Eppure, sarebbe ingenuo pensare che il sistema di potere su cui si regge al-Sisi sia legato soltanto alla sua persona o alla politica interna egiziana. La solidità del regime si regge anche sulle relazioni internazionali con i Paesi occidentali, tra cui l’Italia, che commerciano armi e idrocarburi con il Cairo nonostante le sistematiche violazioni dei diritti umani. A proposito delle forniture di mezzi militari, poi, si rafforza ogni giorno il paradosso di armare un governo che nel contesto della guerra civile libica sostiene Khalifa Haftar, il maresciallo della Cirenaica che si oppone al governo di Tripoli, appoggiato invece dall’Italia e dalle Nazioni Unite. «Nei confronti dell’Egitto – sostiene il portavoce di Amnesty – c’è una continuità di approccio sempre molto collaborativa, sempre molto interessata a tenere insieme aspetti della relazione bilaterale, che siano aspetti geopolitici, che siano aspetti legati all’energia, che siano aspetti riguardanti ciò che accade nei Paesi vicini, come la Libia. C’è sempre qualche tema che è più importante dei diritti umani». Questa complicata natura del potere egiziano, che applica una repressione durissima e che è al centro di un sistema di sparizioni forzate documentato da anni di inchieste, fornisce un’immagine molto solida, a cui tuttavia non fa da contraltare una reale forza. «L’Egitto – conclude Riccardo Noury – è un Paese governato da uno stato d’emergenza, che si regge sulla repressione e l’impunità.
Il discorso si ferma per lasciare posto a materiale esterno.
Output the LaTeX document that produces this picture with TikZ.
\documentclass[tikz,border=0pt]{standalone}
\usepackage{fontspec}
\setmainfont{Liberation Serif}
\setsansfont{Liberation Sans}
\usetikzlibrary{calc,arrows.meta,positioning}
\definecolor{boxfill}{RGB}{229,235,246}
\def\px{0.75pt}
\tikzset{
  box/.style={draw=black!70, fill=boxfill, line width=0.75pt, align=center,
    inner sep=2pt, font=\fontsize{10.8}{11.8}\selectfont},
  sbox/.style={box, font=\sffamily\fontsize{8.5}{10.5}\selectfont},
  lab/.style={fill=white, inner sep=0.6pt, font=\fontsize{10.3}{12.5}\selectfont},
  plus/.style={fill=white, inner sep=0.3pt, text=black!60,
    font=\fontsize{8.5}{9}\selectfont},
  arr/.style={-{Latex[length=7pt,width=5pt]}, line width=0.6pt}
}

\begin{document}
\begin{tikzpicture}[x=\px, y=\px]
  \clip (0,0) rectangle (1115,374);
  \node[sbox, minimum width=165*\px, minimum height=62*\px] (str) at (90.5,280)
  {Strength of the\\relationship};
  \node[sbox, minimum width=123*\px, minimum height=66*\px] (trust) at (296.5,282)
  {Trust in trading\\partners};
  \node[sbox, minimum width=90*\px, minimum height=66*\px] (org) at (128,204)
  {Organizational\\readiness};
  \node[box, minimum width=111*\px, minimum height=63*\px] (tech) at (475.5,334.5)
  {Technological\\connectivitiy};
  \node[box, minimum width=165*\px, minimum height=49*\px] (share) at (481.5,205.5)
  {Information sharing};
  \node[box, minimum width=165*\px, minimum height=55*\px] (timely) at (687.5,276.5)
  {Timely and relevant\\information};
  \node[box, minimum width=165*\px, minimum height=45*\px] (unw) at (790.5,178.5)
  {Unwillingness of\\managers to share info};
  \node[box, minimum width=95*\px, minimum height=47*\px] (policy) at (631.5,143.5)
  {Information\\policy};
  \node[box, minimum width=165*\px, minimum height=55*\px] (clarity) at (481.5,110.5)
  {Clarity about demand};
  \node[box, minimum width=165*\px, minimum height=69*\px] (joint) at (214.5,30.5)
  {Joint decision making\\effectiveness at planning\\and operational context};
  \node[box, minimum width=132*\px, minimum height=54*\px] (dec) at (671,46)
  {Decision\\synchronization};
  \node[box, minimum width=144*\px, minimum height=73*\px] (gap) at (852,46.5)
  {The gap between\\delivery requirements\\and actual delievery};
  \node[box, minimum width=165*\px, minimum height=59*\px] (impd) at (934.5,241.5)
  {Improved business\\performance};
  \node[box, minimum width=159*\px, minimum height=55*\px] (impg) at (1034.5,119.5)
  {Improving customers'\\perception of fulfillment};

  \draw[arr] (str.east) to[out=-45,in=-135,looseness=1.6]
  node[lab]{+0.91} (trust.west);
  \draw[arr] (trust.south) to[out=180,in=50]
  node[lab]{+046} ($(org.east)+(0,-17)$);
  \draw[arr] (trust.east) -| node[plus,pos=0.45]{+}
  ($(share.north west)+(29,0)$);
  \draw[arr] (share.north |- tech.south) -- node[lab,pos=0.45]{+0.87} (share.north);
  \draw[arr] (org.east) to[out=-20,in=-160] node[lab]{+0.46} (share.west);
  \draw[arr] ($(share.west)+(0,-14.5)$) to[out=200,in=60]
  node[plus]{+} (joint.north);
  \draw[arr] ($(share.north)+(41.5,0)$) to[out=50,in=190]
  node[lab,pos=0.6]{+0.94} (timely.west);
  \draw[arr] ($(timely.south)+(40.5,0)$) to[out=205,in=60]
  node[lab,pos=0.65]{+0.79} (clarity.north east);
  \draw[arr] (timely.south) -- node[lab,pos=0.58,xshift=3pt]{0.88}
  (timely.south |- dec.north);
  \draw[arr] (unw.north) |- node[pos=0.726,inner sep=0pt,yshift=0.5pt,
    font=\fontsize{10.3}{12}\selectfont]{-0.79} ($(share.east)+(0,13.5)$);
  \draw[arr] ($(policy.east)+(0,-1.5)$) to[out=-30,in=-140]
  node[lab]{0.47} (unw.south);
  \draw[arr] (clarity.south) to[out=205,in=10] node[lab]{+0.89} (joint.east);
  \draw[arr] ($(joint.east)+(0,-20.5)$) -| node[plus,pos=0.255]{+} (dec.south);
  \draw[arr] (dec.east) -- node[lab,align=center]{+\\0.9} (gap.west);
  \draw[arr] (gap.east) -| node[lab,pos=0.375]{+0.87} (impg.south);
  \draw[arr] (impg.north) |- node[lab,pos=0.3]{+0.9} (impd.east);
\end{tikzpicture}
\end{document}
Non è quel tipo di partner con cui avere collaborazioni particolarmente strategiche, eppure si continua a fare questo errore».

Nonostante il rifiuto da parte dell’ambasciatore egiziano di ricevere la delegazione di Amnesty e le firme raccolte, la campagna per la liberazione di Patrick Zaki continua con numerose iniziative. Il prossimo 8 ottobre, infatti, si tornerà di fronte all’ambasciata dell’Egitto a Roma per consegnare ancora una volta la petizione, preceduta da una lettera formale e dalle attività sul territorio. Tra queste, spicca l’aquilone con impresso il volto di Zaki che verrà fatto volare il prossimo 12 settembre a Cervia, in provincia di Ravenna. Un simbolo di libertà, un’immagine che tutti coloro che stanno cercando di ottenere la liberazione dello studente sperano di potergli consegnare il prima possibile.